Water levels of Yamuna are gradually receding but this hasn’t had a significant impact on the flooded Delhi streets. The water level of Yamuna on Sunday morning was recorded at 206.14 metres, down from a peak of 208.66 metres, at 8 pm on Thursday.
But some jammed flood gates at a barrage on the Yamuna and late evening showers have stolen the respite from flooded streets, submerged houses, and swamped historical monuments.
The roads around the Rajghat Memorial and Delhi’s busiest intersection, ITO, are still inundated, with commuters struggling to wade through.
The Indian Navy managed to open one flood gate of the barrage on Friday, with four of the 32 gates still jammed.

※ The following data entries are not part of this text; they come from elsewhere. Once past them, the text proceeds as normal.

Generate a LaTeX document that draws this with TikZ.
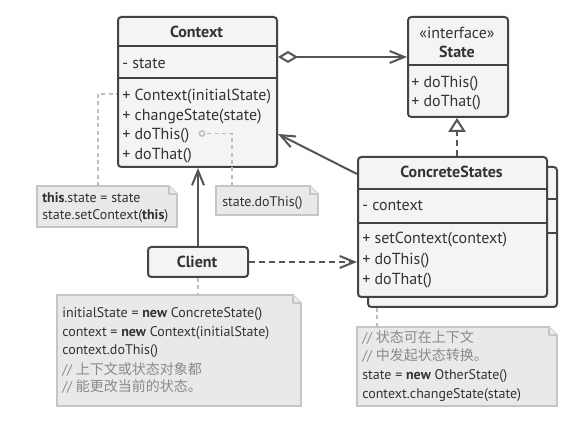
\documentclass[tikz,border=0pt]{standalone}
\usepackage{fontspec}
\setmainfont{PT Sans}
\newfontfamily\cjk{Noto Sans CJK SC}
\usetikzlibrary{arrows.meta}
\definecolor{boxfill}{HTML}{F4F4F4}
\definecolor{boxline}{HTML}{444444}
\definecolor{txt}{HTML}{333333}
\definecolor{notefill}{HTML}{E9E9E9}
\definecolor{noteline}{HTML}{C6C6C6}
\definecolor{cmt}{HTML}{8A8A8A}
\definecolor{conn}{HTML}{555555}
\definecolor{dotc}{HTML}{BDBDBD}
\newcommand{\umlnote}[5]{%
  \node[anchor=north west, inner sep=0pt, minimum width={(#4-#2)*0.75pt}, minimum height={(#5-#3)*0.75pt}] (#1) at (#2,#3) {};
  \draw[notebox] (#2,#3) -- (#4-8,#3) -- (#4,#3+8) -- (#4,#5) -- (#2,#5) -- cycle;
  \draw[notebox, line join=round] (#4-8,#3) -- (#4-8,#3+8) -- (#4,#3+8);
}
\begin{document}
\begin{tikzpicture}[x=0.75pt,y=-0.75pt,
  box/.style={draw=boxline, fill=boxfill, line width=1.5pt, rounded corners=2.5pt, anchor=north west, inner sep=0pt},
  divider/.style={draw=boxline, line width=1.5pt},
  notebox/.style={draw=noteline, fill=notefill, line width=1.2pt},
  mem/.style={anchor=base west, inner sep=0pt, text=txt, font=\fontsize{12}{14}\selectfont},
  ttl/.style={anchor=base, inner sep=0pt, text=txt, font=\fontsize{12}{14}\selectfont\bfseries},
  ntxt/.style={anchor=base west, inner sep=0pt, text=txt, font=\fontsize{10.5}{12}\selectfont},
  cmtxt/.style={ntxt, text=cmt},
  conn/.style={draw=conn, line width=1.5pt},
  dotline/.style={draw=dotc, line width=1.1pt, dash pattern=on 3pt off 2.5pt},
  barb/.style={-{Straight Barb[length=11pt,width=9pt]}},
]
\useasboundingbox (0,0) rectangle (574,423);
\fill[white] (0,0) rectangle (574,423);

% Context
\node[box, minimum width={159*0.75pt}, minimum height={150*0.75pt}] (ctx) at (117,16) {};
\draw[divider] (ctx.west |- 0,46) -- (ctx.east |- 0,46);
\draw[divider] (ctx.west |- 0,78) -- (ctx.east |- 0,78);
\node[ttl] (ctxt) at (196.5,37.5) {Context};
\node[mem] (ctx1) at (122,68.5) {- state};
\node[mem] (ctx2) at (122,100.5) {+ Context(initialState)};
\node[mem] (ctx3) at (122,120.5) {+ changeState(state)};
\node[mem] (ctx4) at (122,140) {+ doThis()};
\node[mem] (ctx5) at (122,159.5) {+ doThat()};

% State
\node[box, minimum width={100*0.75pt}, minimum height={100*0.75pt}] (st) at (407,16) {};
\draw[divider] (st.west |- 0,65) -- (st.east |- 0,65);
\node[anchor=base, inner sep=0pt, text=txt, font=\fontsize{12}{14}\selectfont] (st0) at (457,38.5) {«interface»};
\node[ttl] (stt) at (457,57.5) {State};
\node[mem] (st1) at (411,87.5) {+ doThis()};
\node[mem] (st2) at (411,106.5) {+ doThat()};

% ConcreteStates (back copy then front)
\node[box, minimum width={189*0.75pt}, minimum height={140*0.75pt}] (csb) at (367,166) {};
\draw[divider] (csb.west |- 0,199) -- (csb.east |- 0,199);
\draw[divider] (csb.west |- 0,233) -- (csb.east |- 0,233);
\node[box, minimum width={189*0.75pt}, minimum height={140*0.75pt}] (cs) at (357,156) {};
\draw[divider] (cs.west |- 0,189) -- (cs.east |- 0,189);
\draw[divider] (cs.west |- 0,223) -- (cs.east |- 0,223);
\node[ttl] (cst) at (451.5,177.5) {ConcreteStates};
\node[mem] (cs1) at (362,210.5) {- context};
\node[mem] (cs2) at (362,243.5) {+ setContext(context)};
\node[mem] (cs3) at (362,264.5) {+ doThis()};
\node[mem] (cs4) at (362,284.5) {+ doThat()};

% Client
\node[box, minimum width={100*0.75pt}, minimum height={30*0.75pt}] (cl) at (147,246) {};
\node[ttl] (clt) at (197,267.5) {Client};

% connectors
\draw[conn, {Diamond[open, fill=white, length=15pt, width=9pt]}-{Straight Barb[length=11pt,width=9pt]}] (ctx.east |- 0,57) -- (st.west |- 0,57);
\draw[conn, dash pattern=on 4.5pt off 3pt, -{Triangle[open, fill=white, length=10.5pt, width=13pt]}] (cs.north -| 457,0) -- (st.south -| 457,0);
\draw[conn, barb] (cs.west |- 0,174) -- (ctx.east |- 0,134);
\draw[conn, barb] (cl.north) -- (ctx.south -| cl.north);
\draw[conn, barb, dash pattern=on 4.5pt off 3pt] (cl.east) -- (cs.west |- cl.east);

% notes
\umlnote{n1}{37}{186}{177}{227}
\umlnote{n2}{216}{186}{318}{215}
\umlnote{n3}{57}{295}{301}{406}
\umlnote{n4}{357}{327}{557}{406}

\node[circle, draw=dotc, line width=1.1pt, fill=boxfill, minimum size=4pt, inner sep=0pt] (dot) at (202,133.5) {};
\draw[dotline] (n1.north -| 98,0) |- (ctx.west |- 0,94);
\draw[dotline] (n2.north -| 232,0) |- (dot.east);
\draw[dotline] (cl.south) -- (n3.north -| cl.south);
\draw[dotline] (csb.south -| 377,0) -- (n4.north -| 377,0);

\node[ntxt] (n1a) at (42,202.5) {\textbf{this}.state = state};
\node[ntxt] (n1b) at (42,219.5) {state.setContext(\textbf{this})};
\node[ntxt] (n2a) at (222,207) {state.doThis()};
\node[ntxt] (n3a) at (62,318) {initialState = \textbf{new} ConcreteState()};
\node[ntxt] (n3b) at (62,337) {context = \textbf{new} Context(initialState)};
\node[ntxt] (n3c) at (62,355) {context.doThis()};
\node[cmtxt] (n3d) at (62,374) {// {\cjk 上下文或状态对象都}};
\node[cmtxt] (n3e) at (62,392) {// {\cjk 能更改当前的状态。}};
\node[cmtxt] (n4a) at (362,343) {// {\cjk 状态可在上下文}};
\node[cmtxt] (n4b) at (362,360.5) {// {\cjk 中发起状态转换。}};
\node[ntxt] (n4c) at (362,379.5) {state = \textbf{new} OtherState()};
\node[ntxt] (n4d) at (362,398) {context.changeState(state)};
\end{tikzpicture}
\end{document}
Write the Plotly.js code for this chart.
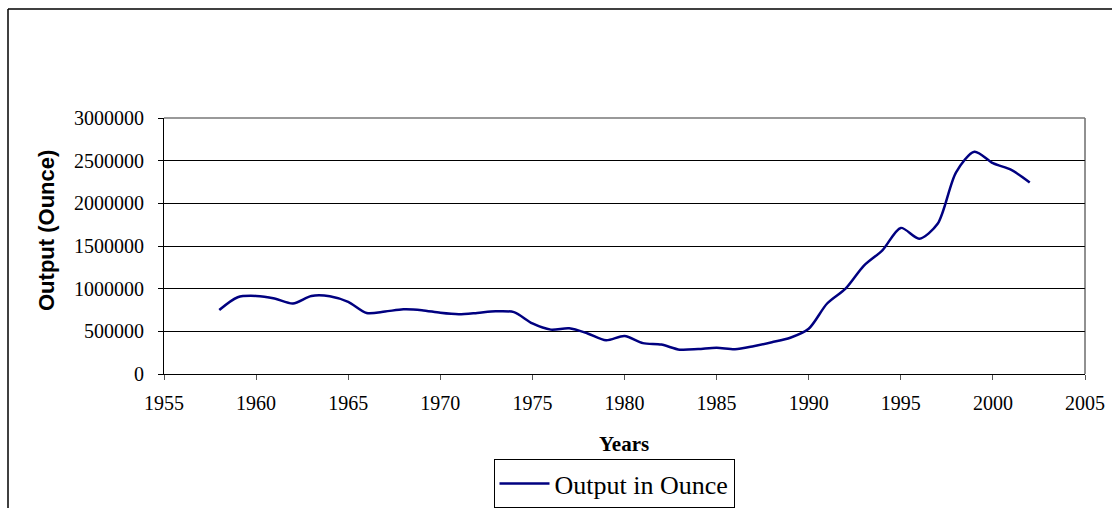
<!DOCTYPE html>
<html>
<head>
<meta charset="utf-8">
<script src="https://cdn.plot.ly/plotly-3.0.1.min.js"></script>
<style>html,body{margin:0;padding:0;background:#fff;}#chart{width:1112px;height:508px;}</style>
</head>
<body>
<div id="chart"></div>
<script>
const years = [1958,1959,1960,1961,1962,1963,1964,1965,1966,1967,1968,1969,1970,1971,1972,1973,1974,1975,1976,1977,1978,1979,1980,1981,1982,1983,1984,1985,1986,1987,1988,1989,1990,1991,1992,1993,1994,1995,1996,1997,1998,1999,2000,2001,2002];
const output = [750000,900000,915000,885000,826000,915000,912000,845000,715000,732000,758000,748000,717000,700000,715000,735000,725000,592000,520000,535000,475000,395000,445000,362000,345000,285000,292000,308000,290000,325000,372000,425000,530000,826000,1000000,1270000,1449000,1712000,1586000,1760000,2364000,2605000,2470000,2392000,2245000];
const seriesName = 'Output in Ounce';
const xTitle = 'Years';
const yTitle = 'Output (Ounce)';

const L = 164, R = 1085, T = 118, B = 374;
const pw = R - L, ph = B - T;
const px = v => (v - L) / pw;
const py = v => (B - v) / ph;

const trace = {
  x: years, y: output, type: 'scatter', mode: 'lines', name: seriesName,
  line: {color: '#000080', width: 2.5, shape: 'spline', smoothing: 0.8}
};

const layout = {
  width: 1112, height: 508,
  margin: {l: L, r: 1112 - R, t: T, b: 508 - B, autoexpand: false},
  paper_bgcolor: '#fff', plot_bgcolor: '#fff',
  showlegend: true,
  font: {family: 'Liberation Serif', size: 16, color: '#000'},
  xaxis: {
    range: [1955, 2005], dtick: 5, tick0: 1955, showgrid: false, zeroline: false,
    showline: true, linecolor: '#000', linewidth: 1, mirror: false,
    ticks: 'outside', ticklen: 5, tickcolor: '#555', tickwidth: 1,
    ticklabelstandoff: 6,
    tickfont: {family: 'Liberation Serif', size: 20, color: '#000'}
  },
  yaxis: {
    range: [0, 3000000], dtick: 500000, tickformat: 'd', showgrid: true, gridcolor: '#000', gridwidth: 1,
    zeroline: false, showline: true, linecolor: '#000', linewidth: 1,
    ticks: 'outside', ticklen: 5, tickcolor: '#000', tickwidth: 1,
    ticklabelstandoff: 10,
    tickfont: {family: 'Liberation Serif', size: 20, color: '#000'}
  },
  annotations: [
    {text: '<b>' + yTitle + '</b>', xref: 'paper', yref: 'paper', x: px(46), y: py(231), xanchor: 'center', yanchor: 'middle',
     textangle: -90, showarrow: false, font: {family: 'Liberation Sans', size: 22, color: '#000'}},
    {text: '<b>' + xTitle + '</b>', xref: 'paper', yref: 'paper', x: px(624), y: py(444), xanchor: 'center', yanchor: 'middle',
     showarrow: false, font: {family: 'Liberation Serif', size: 21, color: '#000'}}
  ],
  legend: {
    x: px(614), y: py(459), xanchor: 'center', yanchor: 'top',
    bordercolor: '#000', borderwidth: 1, bgcolor: '#fff',
    font: {family: 'Liberation Serif', size: 26, color: '#000'},
    itemwidth: 50
  },
  shapes: [
    {type: 'line', xref: 'paper', yref: 'paper', x0: px(R), x1: px(R), y0: 0, y1: 1, line: {color: '#222', width: 1}},
    {type: 'line', xref: 'paper', yref: 'paper', x0: 0, x1: 1, y0: 1, y1: 1, line: {color: '#777', width: 1.5}},
    {type: 'line', xref: 'paper', yref: 'paper', x0: px(8), x1: px(1115), y0: py(9), y1: py(9), line: {color: '#000', width: 1.5}},
    {type: 'line', xref: 'paper', yref: 'paper', x0: px(8), x1: px(8), y0: py(9), y1: py(515), line: {color: '#000', width: 1.5}}
  ]
};

Plotly.newPlot('chart', [trace], layout, {displayModeBar: false, staticPlot: true});
</script>
</body>
</html>
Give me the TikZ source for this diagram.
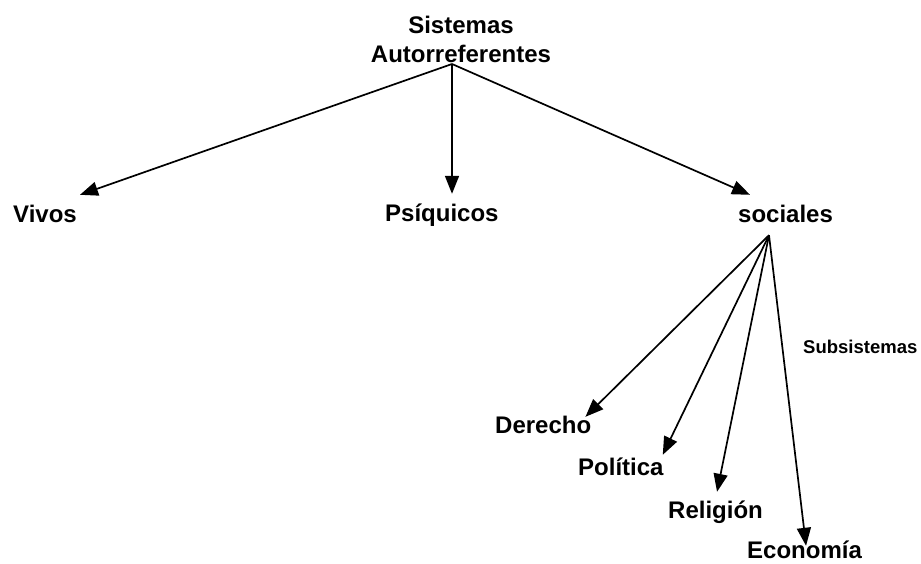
\documentclass[tikz,border=0pt]{standalone}
\usepackage{fontspec}
\setmainfont{Liberation Sans}
\usetikzlibrary{arrows.meta,calc}
\tikzset{
  lbl/.style={anchor=base west, inner sep=0pt, text height=17pt, text depth=0pt,
              font=\fontsize{24}{28}\selectfont\bfseries},
  sublbl/.style={anchor=base west, inner sep=0pt,
              font=\fontsize{18.5}{22}\selectfont\bfseries},
  conn/.style={line width=1.7pt, -{Triangle[length=18pt,width=14pt]}},
}
\begin{document}
\begin{tikzpicture}[x=1pt,y=-1pt]
\useasboundingbox[fill=white] (0,0) rectangle (921,563);
% labels
\node[lbl, anchor=base] (sis) at (461,33) {Sistemas};
\node[lbl, anchor=base] (auto) at (461,62) {Autorreferentes};
\node[lbl] (vivos) at (13,222) {Vivos};
\node[lbl] (psi) at (385,221) {Psíquicos};
\node[lbl] (soc) at (738,222) {sociales};
\node[sublbl] (sub) at (803,353) {Subsistemas};
\node[lbl] (der) at (495,433) {Derecho};
\node[lbl] (pol) at (578,475) {Política};
\node[lbl] (rel) at (668,518) {Religión};
\node[lbl] (eco) at (747,558) {Economía};
% junction points
\coordinate (top) at ($(auto.base)+(-9,2)$);
\coordinate (socb) at ($(soc.south west)+(31,13)$);
% connectors
\draw[conn] (top) -- ($(vivos.north east)+(3,-10)$);
\draw[conn] (top) -- ($(top |- psi.north)+(0,-10)$);
\draw[conn] (top) -- ($(soc.north west)+(12,-10)$);
\draw[conn] (socb) -- ($(der.north east)+(-6,1)$);
\draw[conn] (socb) -- ($(pol.north east)+(-1,-3)$);
\draw[conn] (socb) -- ($(rel.north)+(1.5,-9)$);
\draw[conn] (socb) -- ($(eco.north)+(1.5,5)$);
\end{tikzpicture}
\end{document}
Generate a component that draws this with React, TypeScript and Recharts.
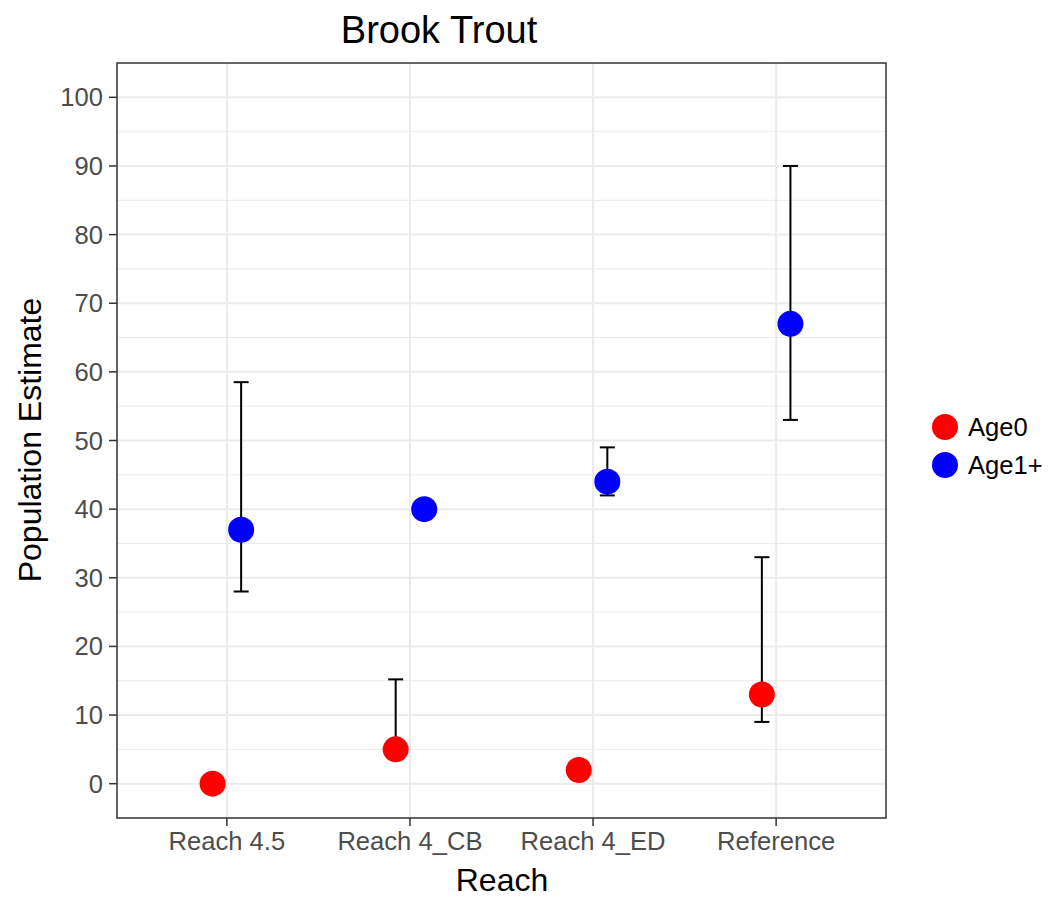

A broken drain regulator near the Supreme Court also kept the authorities on their toes for two days. The breach led to flooding outside Supreme Court and the iconic Rajghat.
Army and disaster relief personnel managed to seal off the breach, but Saturday evening’s showers only increased the water levels within the city.
To prevent water from flowing into the city, we have created a wall by stacking up sacks, said Saurabh Bharadwaj, Delhi’s flood control and irrigation minister.
Chief Minister Arvind Kejriwal has said that Yamuna is receding slowly and the situation will normalise soon if there is no more heavy rain but added that the threat of flood is not over yet.
The flooding hit Delhi following heavy rainfall across north India, which has killed dozens of people over the past week. The Yamuna spilled out onto roads surrounding Delhi’s historic Red Fort, reclaiming its ancient flow path, while schools, colleges, and universities in the city are closed till Sunday. Some shops and businesses have also been shuttered.
Thousands of people were moved from low-lying areas to temporary relief centers set up in schools and other buildings, with many people also taking refuge in tents and under flyovers. Some of the relief camps that the government had set up have now gone under water too.